Hast Du zum Abschluss noch ein persönliches Anliegen bzw. eine Botschaft?

Also etwas, was mir, so fühlt es sich an, immer als Botschaft gegeben wurde durch den ganzen Prozess, auch den Heilungsprozess, und das ist auch das Bild, was ich gerne anderen weitergeben würde, ist, dass es sich unglaublich lohnt, in die eigenen dunklen Bereiche zu schauen, zu fühlen, sich da reinzubegeben, auf jeden Fall mit Hilfe. Ich würde auch unbedingt sagen, mit dem eigenen Körper, also mit der Fähigkeit des Körpers, Intensitäten halten zu können, mit dem Fokus auf den Körper. Ich habe sehr viel mit der therapeutischen Methode SE [„Somatic Experiencing“] gearbeitet, es ist mein täglicher Begleiter, und auch TRE „Tension & Trauma Releasing Exercises“. Das hat unfassbar viel Kraft gegeben und Halte und „Containing“ für diese sehr, sehr intensiven Dinge, die durch einen durchkommen, wenn man sich mit dem Dunklen und Schwierigen befasst, und das wünsche ich natürlich niemandem, aber es ist auch ein Abenteuer. Ich will das überhaupt nicht schön reden, das ist jetzt vielleicht ein bisschen tricky. Aber aber es lohnt sich nichts mehr, und es führt einfach zu Leben, zu Licht, und einer tiefen Dankbarkeit ans Leben. Dann den Menschen, die mich begleitet haben, und mir geholfen haben, und das persönlich getragen zu haben, das kommt mit dieser Entscheidung „ich gehe und schaue mir die dunklen Dinge an“. Das ist jetzt mal ganz kurz zusammengefasst, was ich dazu sagen würde. Ich würde auch wirklich sagen, das ist die Friedensarbeit schlechthin, die wir tun können. Das ist mir wichtig.
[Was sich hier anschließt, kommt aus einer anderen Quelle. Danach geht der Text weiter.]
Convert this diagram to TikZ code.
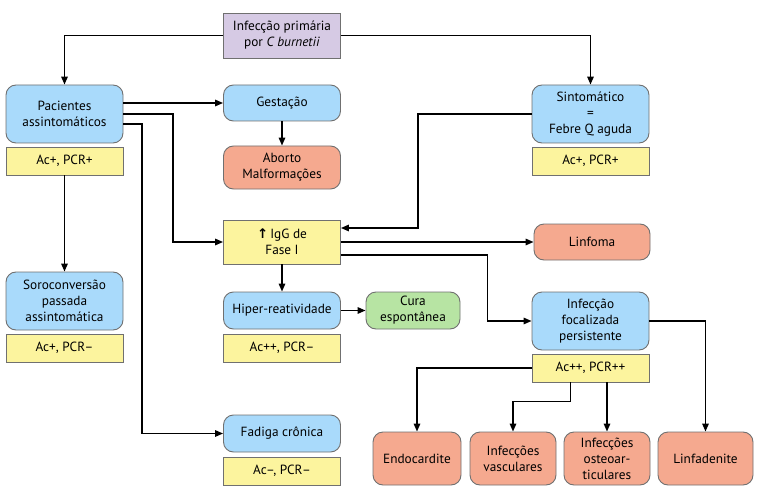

Und das ist noch viel wichtiger, als in den Aktionismus zu gehen, obwohl, man wenn man sich dazu gerufen fühlt, ist das auch wichtig, aber ich finde, energetisch und von der Wirkung her, die das ins Leben, in die Welt rausträgt, ist dieser mutige Schritt zu sich selbst hin, zu dem Dunklen und auch andere Qualitäten, es muss nicht nur dunkel sein, dass das etwas unfassbar Starkes, Kräftiges, Mächtiges ist. Auf gute Weise.